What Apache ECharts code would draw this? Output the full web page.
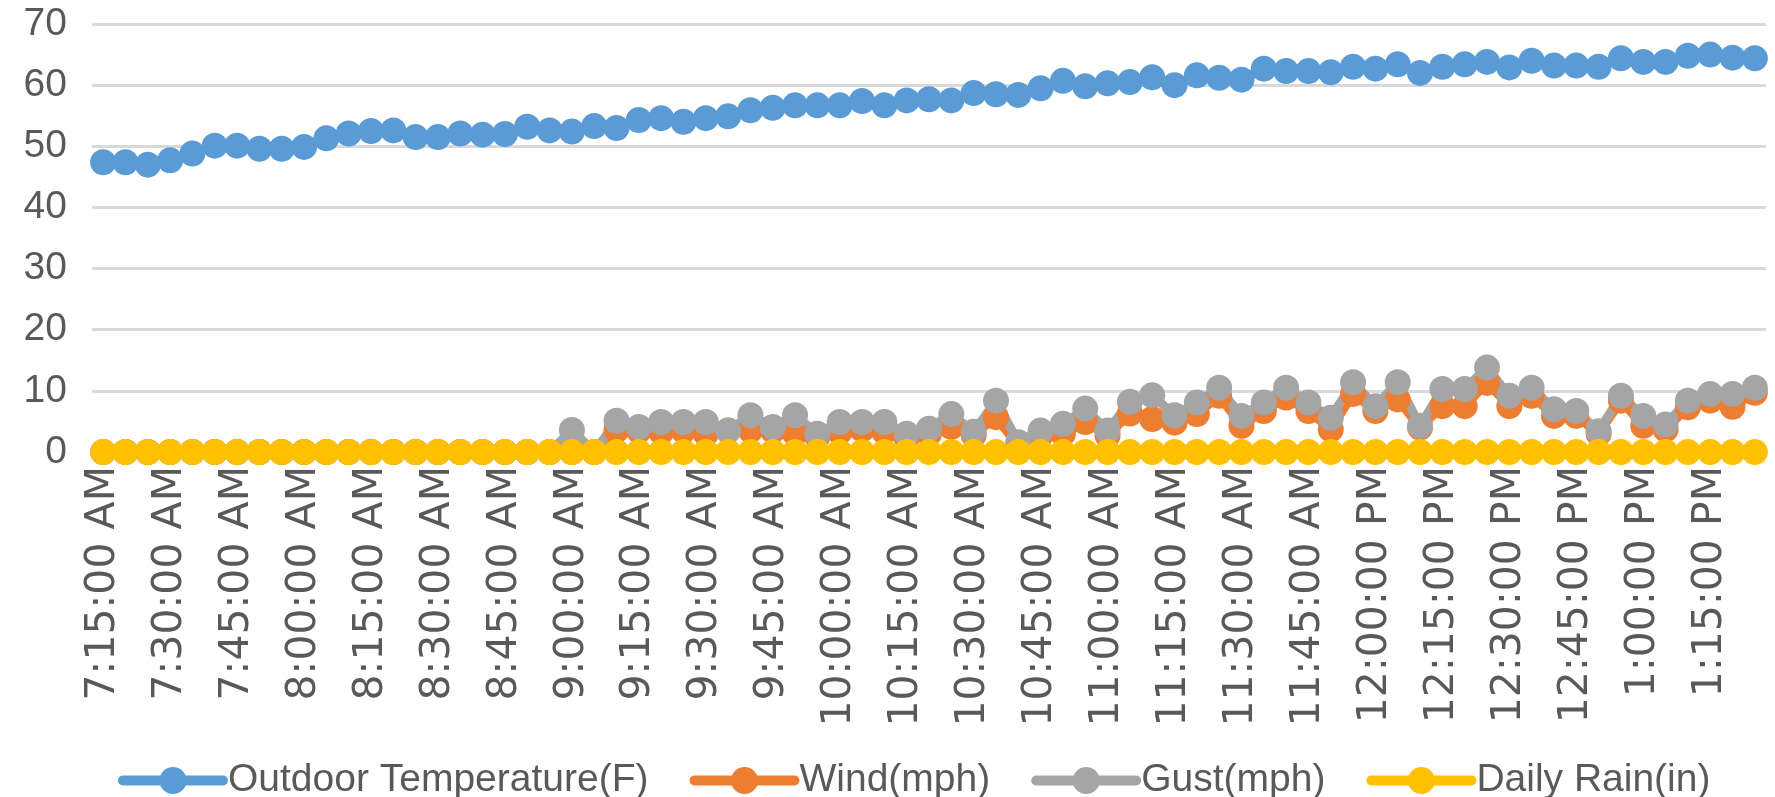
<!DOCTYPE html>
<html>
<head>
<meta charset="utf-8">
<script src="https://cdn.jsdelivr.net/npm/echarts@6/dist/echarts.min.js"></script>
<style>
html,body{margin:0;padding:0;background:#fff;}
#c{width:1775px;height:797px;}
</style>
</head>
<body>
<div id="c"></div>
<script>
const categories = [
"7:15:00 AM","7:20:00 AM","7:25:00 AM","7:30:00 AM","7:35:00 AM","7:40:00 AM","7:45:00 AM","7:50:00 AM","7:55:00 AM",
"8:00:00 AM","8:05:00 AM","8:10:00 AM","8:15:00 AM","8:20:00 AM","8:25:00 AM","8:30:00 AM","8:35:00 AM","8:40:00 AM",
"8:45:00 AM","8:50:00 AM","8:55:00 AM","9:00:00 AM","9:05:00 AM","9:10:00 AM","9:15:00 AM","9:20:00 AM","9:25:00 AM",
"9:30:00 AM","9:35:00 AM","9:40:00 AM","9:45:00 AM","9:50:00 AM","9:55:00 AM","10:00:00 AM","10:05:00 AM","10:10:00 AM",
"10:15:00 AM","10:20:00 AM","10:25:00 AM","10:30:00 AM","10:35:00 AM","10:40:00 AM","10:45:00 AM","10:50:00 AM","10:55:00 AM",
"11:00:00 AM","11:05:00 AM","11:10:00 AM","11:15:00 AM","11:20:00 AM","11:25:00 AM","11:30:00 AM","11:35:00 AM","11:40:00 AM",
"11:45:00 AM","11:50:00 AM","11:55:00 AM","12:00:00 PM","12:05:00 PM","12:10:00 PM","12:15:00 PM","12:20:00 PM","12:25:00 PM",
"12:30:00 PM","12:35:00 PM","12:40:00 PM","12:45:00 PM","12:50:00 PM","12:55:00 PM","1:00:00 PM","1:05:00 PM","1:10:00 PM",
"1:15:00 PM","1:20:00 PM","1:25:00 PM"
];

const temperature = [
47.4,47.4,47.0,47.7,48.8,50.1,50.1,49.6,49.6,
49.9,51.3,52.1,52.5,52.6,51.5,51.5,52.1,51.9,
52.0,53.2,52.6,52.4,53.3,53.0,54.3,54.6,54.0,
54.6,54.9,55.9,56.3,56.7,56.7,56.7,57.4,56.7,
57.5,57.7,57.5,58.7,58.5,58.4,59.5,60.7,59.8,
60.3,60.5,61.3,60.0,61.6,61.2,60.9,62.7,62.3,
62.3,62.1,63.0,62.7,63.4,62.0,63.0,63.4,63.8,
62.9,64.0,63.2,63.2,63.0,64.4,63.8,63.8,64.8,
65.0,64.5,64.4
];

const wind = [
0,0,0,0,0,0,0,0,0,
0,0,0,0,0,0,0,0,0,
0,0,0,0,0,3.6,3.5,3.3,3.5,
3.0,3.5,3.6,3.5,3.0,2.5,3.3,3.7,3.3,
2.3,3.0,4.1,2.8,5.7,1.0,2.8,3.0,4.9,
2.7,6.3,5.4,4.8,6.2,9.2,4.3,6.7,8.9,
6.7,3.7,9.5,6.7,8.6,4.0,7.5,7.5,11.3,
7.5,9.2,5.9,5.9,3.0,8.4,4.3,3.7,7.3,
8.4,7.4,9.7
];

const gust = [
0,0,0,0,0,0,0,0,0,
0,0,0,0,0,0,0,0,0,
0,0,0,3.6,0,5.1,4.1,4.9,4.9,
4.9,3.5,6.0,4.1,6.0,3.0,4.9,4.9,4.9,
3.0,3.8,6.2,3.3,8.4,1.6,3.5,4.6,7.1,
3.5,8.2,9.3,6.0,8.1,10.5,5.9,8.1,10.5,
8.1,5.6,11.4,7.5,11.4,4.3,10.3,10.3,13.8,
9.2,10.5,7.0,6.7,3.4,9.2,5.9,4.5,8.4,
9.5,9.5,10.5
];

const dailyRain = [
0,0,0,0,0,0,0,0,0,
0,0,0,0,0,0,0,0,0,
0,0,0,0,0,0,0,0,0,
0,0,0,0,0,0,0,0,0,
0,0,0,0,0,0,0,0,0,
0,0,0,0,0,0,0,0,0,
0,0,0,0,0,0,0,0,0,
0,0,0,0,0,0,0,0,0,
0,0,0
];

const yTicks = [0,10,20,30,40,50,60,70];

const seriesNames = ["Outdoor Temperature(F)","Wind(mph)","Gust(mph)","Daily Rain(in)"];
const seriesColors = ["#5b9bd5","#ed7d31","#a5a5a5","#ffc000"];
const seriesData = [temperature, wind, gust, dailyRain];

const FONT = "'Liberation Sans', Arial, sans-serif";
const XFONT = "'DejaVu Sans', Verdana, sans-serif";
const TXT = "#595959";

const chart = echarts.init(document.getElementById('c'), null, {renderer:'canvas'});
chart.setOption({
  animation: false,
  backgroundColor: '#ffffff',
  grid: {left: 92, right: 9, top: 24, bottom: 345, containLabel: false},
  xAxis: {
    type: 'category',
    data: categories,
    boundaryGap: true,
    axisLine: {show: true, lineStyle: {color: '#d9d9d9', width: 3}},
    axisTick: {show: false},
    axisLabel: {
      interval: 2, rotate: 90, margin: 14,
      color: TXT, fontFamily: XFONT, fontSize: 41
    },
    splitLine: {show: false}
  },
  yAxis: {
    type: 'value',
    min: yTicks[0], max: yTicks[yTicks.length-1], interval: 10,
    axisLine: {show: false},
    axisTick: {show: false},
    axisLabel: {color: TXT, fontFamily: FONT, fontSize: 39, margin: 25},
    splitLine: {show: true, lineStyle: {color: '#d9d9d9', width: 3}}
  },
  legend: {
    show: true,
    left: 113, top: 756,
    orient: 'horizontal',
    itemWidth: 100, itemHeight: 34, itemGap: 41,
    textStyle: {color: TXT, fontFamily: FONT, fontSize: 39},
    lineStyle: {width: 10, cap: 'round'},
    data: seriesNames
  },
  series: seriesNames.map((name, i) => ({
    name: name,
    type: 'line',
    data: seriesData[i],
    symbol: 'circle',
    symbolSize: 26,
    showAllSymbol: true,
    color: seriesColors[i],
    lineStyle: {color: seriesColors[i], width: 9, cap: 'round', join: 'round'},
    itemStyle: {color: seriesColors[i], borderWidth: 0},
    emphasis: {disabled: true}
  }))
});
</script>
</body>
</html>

######

_Exercise_:
Write out again every line above exactly as given; the pictures do not belong in the copy.

_The result_:
What Apache ECharts code would draw this? Output the full web page.
<!DOCTYPE html>
<html>
<head>
<meta charset="utf-8">
<script src="https://cdn.jsdelivr.net/npm/echarts@6/dist/echarts.min.js"></script>
<style>
html,body{margin:0;padding:0;background:#fff;}
#c{width:1775px;height:797px;}
</style>
</head>
<body>
<div id="c"></div>
<script>
const categories = [
"7:15:00 AM","7:20:00 AM","7:25:00 AM","7:30:00 AM","7:35:00 AM","7:40:00 AM","7:45:00 AM","7:50:00 AM","7:55:00 AM",
"8:00:00 AM","8:05:00 AM","8:10:00 AM","8:15:00 AM","8:20:00 AM","8:25:00 AM","8:30:00 AM","8:35:00 AM","8:40:00 AM",
"8:45:00 AM","8:50:00 AM","8:55:00 AM","9:00:00 AM","9:05:00 AM","9:10:00 AM","9:15:00 AM","9:20:00 AM","9:25:00 AM",
"9:30:00 AM","9:35:00 AM","9:40:00 AM","9:45:00 AM","9:50:00 AM","9:55:00 AM","10:00:00 AM","10:05:00 AM","10:10:00 AM",
"10:15:00 AM","10:20:00 AM","10:25:00 AM","10:30:00 AM","10:35:00 AM","10:40:00 AM","10:45:00 AM","10:50:00 AM","10:55:00 AM",
"11:00:00 AM","11:05:00 AM","11:10:00 AM","11:15:00 AM","11:20:00 AM","11:25:00 AM","11:30:00 AM","11:35:00 AM","11:40:00 AM",
"11:45:00 AM","11:50:00 AM","11:55:00 AM","12:00:00 PM","12:05:00 PM","12:10:00 PM","12:15:00 PM","12:20:00 PM","12:25:00 PM",
"12:30:00 PM","12:35:00 PM","12:40:00 PM","12:45:00 PM","12:50:00 PM","12:55:00 PM","1:00:00 PM","1:05:00 PM","1:10:00 PM",
"1:15:00 PM","1:20:00 PM","1:25:00 PM"
];

const temperature = [
47.4,47.4,47.0,47.7,48.8,50.1,50.1,49.6,49.6,
49.9,51.3,52.1,52.5,52.6,51.5,51.5,52.1,51.9,
52.0,53.2,52.6,52.4,53.3,53.0,54.3,54.6,54.0,
54.6,54.9,55.9,56.3,56.7,56.7,56.7,57.4,56.7,
57.5,57.7,57.5,58.7,58.5,58.4,59.5,60.7,59.8,
60.3,60.5,61.3,60.0,61.6,61.2,60.9,62.7,62.3,
62.3,62.1,63.0,62.7,63.4,62.0,63.0,63.4,63.8,
62.9,64.0,63.2,63.2,63.0,64.4,63.8,63.8,64.8,
65.0,64.5,64.4
];

const wind = [
0,0,0,0,0,0,0,0,0,
0,0,0,0,0,0,0,0,0,
0,0,0,0,0,3.6,3.5,3.3,3.5,
3.0,3.5,3.6,3.5,3.0,2.5,3.3,3.7,3.3,
2.3,3.0,4.1,2.8,5.7,1.0,2.8,3.0,4.9,
2.7,6.3,5.4,4.8,6.2,9.2,4.3,6.7,8.9,
6.7,3.7,9.5,6.7,8.6,4.0,7.5,7.5,11.3,
7.5,9.2,5.9,5.9,3.0,8.4,4.3,3.7,7.3,
8.4,7.4,9.7
];

const gust = [
0,0,0,0,0,0,0,0,0,
0,0,0,0,0,0,0,0,0,
0,0,0,3.6,0,5.1,4.1,4.9,4.9,
4.9,3.5,6.0,4.1,6.0,3.0,4.9,4.9,4.9,
3.0,3.8,6.2,3.3,8.4,1.6,3.5,4.6,7.1,
3.5,8.2,9.3,6.0,8.1,10.5,5.9,8.1,10.5,
8.1,5.6,11.4,7.5,11.4,4.3,10.3,10.3,13.8,
9.2,10.5,7.0,6.7,3.4,9.2,5.9,4.5,8.4,
9.5,9.5,10.5
];

const dailyRain = [
0,0,0,0,0,0,0,0,0,
0,0,0,0,0,0,0,0,0,
0,0,0,0,0,0,0,0,0,
0,0,0,0,0,0,0,0,0,
0,0,0,0,0,0,0,0,0,
0,0,0,0,0,0,0,0,0,
0,0,0,0,0,0,0,0,0,
0,0,0,0,0,0,0,0,0,
0,0,0
];

const yTicks = [0,10,20,30,40,50,60,70];

const seriesNames = ["Outdoor Temperature(F)","Wind(mph)","Gust(mph)","Daily Rain(in)"];
const seriesColors = ["#5b9bd5","#ed7d31","#a5a5a5","#ffc000"];
const seriesData = [temperature, wind, gust, dailyRain];

const FONT = "'Liberation Sans', Arial, sans-serif";
const XFONT = "'DejaVu Sans', Verdana, sans-serif";
const TXT = "#595959";

const chart = echarts.init(document.getElementById('c'), null, {renderer:'canvas'});
chart.setOption({
  animation: false,
  backgroundColor: '#ffffff',
  grid: {left: 92, right: 9, top: 24, bottom: 345, containLabel: false},
  xAxis: {
    type: 'category',
    data: categories,
    boundaryGap: true,
    axisLine: {show: true, lineStyle: {color: '#d9d9d9', width: 3}},
    axisTick: {show: false},
    axisLabel: {
      interval: 2, rotate: 90, margin: 14,
      color: TXT, fontFamily: XFONT, fontSize: 41
    },
    splitLine: {show: false}
  },
  yAxis: {
    type: 'value',
    min: yTicks[0], max: yTicks[yTicks.length-1], interval: 10,
    axisLine: {show: false},
    axisTick: {show: false},
    axisLabel: {color: TXT, fontFamily: FONT, fontSize: 39, margin: 25},
    splitLine: {show: true, lineStyle: {color: '#d9d9d9', width: 3}}
  },
  legend: {
    show: true,
    left: 113, top: 756,
    orient: 'horizontal',
    itemWidth: 100, itemHeight: 34, itemGap: 41,
    textStyle: {color: TXT, fontFamily: FONT, fontSize: 39},
    lineStyle: {width: 10, cap: 'round'},
    data: seriesNames
  },
  series: seriesNames.map((name, i) => ({
    name: name,
    type: 'line',
    data: seriesData[i],
    symbol: 'circle',
    symbolSize: 26,
    showAllSymbol: true,
    color: seriesColors[i],
    lineStyle: {color: seriesColors[i], width: 9, cap: 'round', join: 'round'},
    itemStyle: {color: seriesColors[i], borderWidth: 0},
    emphasis: {disabled: true}
  }))
});
</script>
</body>
</html>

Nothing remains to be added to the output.